Mars 2026 ouvrira l’accès à tous les développeurs. Ils auront six mois pour s’adapter avant le lancement effectif de la mesure.
Septembre 2026 verra le déploiement dans quatre pays pilotes : Brésil, Indonésie, Singapour et Thaïlande. Un choix géographique qui n’est pas anodin, ces marchés émergents étant particulièrement touchés par les applications malveillantes.
2027 devrait marquer l’extension mondiale de cette politique. Tous les appareils Android certifiés – soit la quasi-totalité des smartphones Android en dehors de Chine – seront concernés.

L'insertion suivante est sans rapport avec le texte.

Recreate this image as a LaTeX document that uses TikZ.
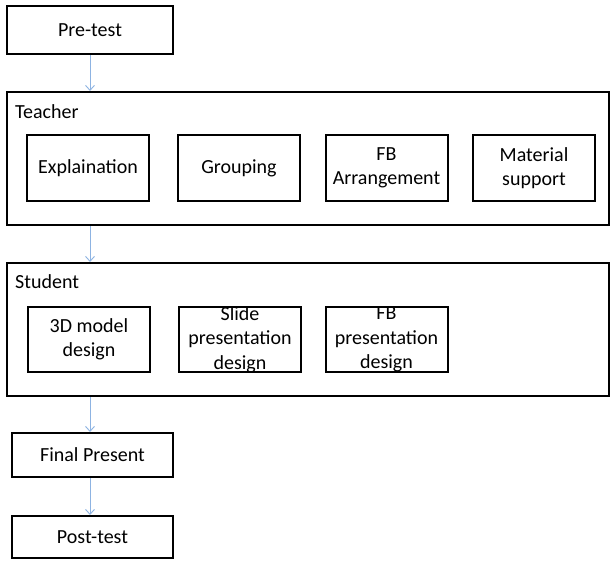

Cela intervient dans un contexte juridique explosif. Google vient de perdre son procès antitrust contre Epic Games, créateur de Fortnite. Le tribunal a ordonné à Google d’ouvrir son écosystème d’applications, notamment en distribuant des boutiques tierces et en autorisant le téléchargement du contenu Play Store sur d’autres plateformes.
Cette décision judiciaire pourrait paradoxalement servir les intérêts de Google. En imposant la vérification des développeurs, l’entreprise conserve un contrôle indirect sur l’ensemble du marché des applications Android, même si elle doit théoriquement l’ouvrir à la concurrence.
Android devient-il un iPhone bis ?
Cette annonce signe peut-être la fin de l’Android tel qu’on l’a connu. La plateforme de Google se rapproche dangereusement du modèle fermé d’Apple, où chaque application doit passer sous les contrôles du constructeur.
Certes, Google ne vérifie pas le contenu des applications, contrairement à Apple. Mais contrôler qui peut distribuer des apps revient à contrôler indirectement ce qui peut être distribué. Une distinction subtile qui pourrait s’estomper avec le temps.
Les utilisateurs Android perdront progressivement l’un des derniers avantages de leur plateforme : la liberté d’installer ce qu’ils veulent, d’où ils veulent. Cette évolution satisfera peut-être les entreprises et les utilisateurs soucieux de sécurité, mais frustrera les technophiles attachés à la philosophie originelle d’Android.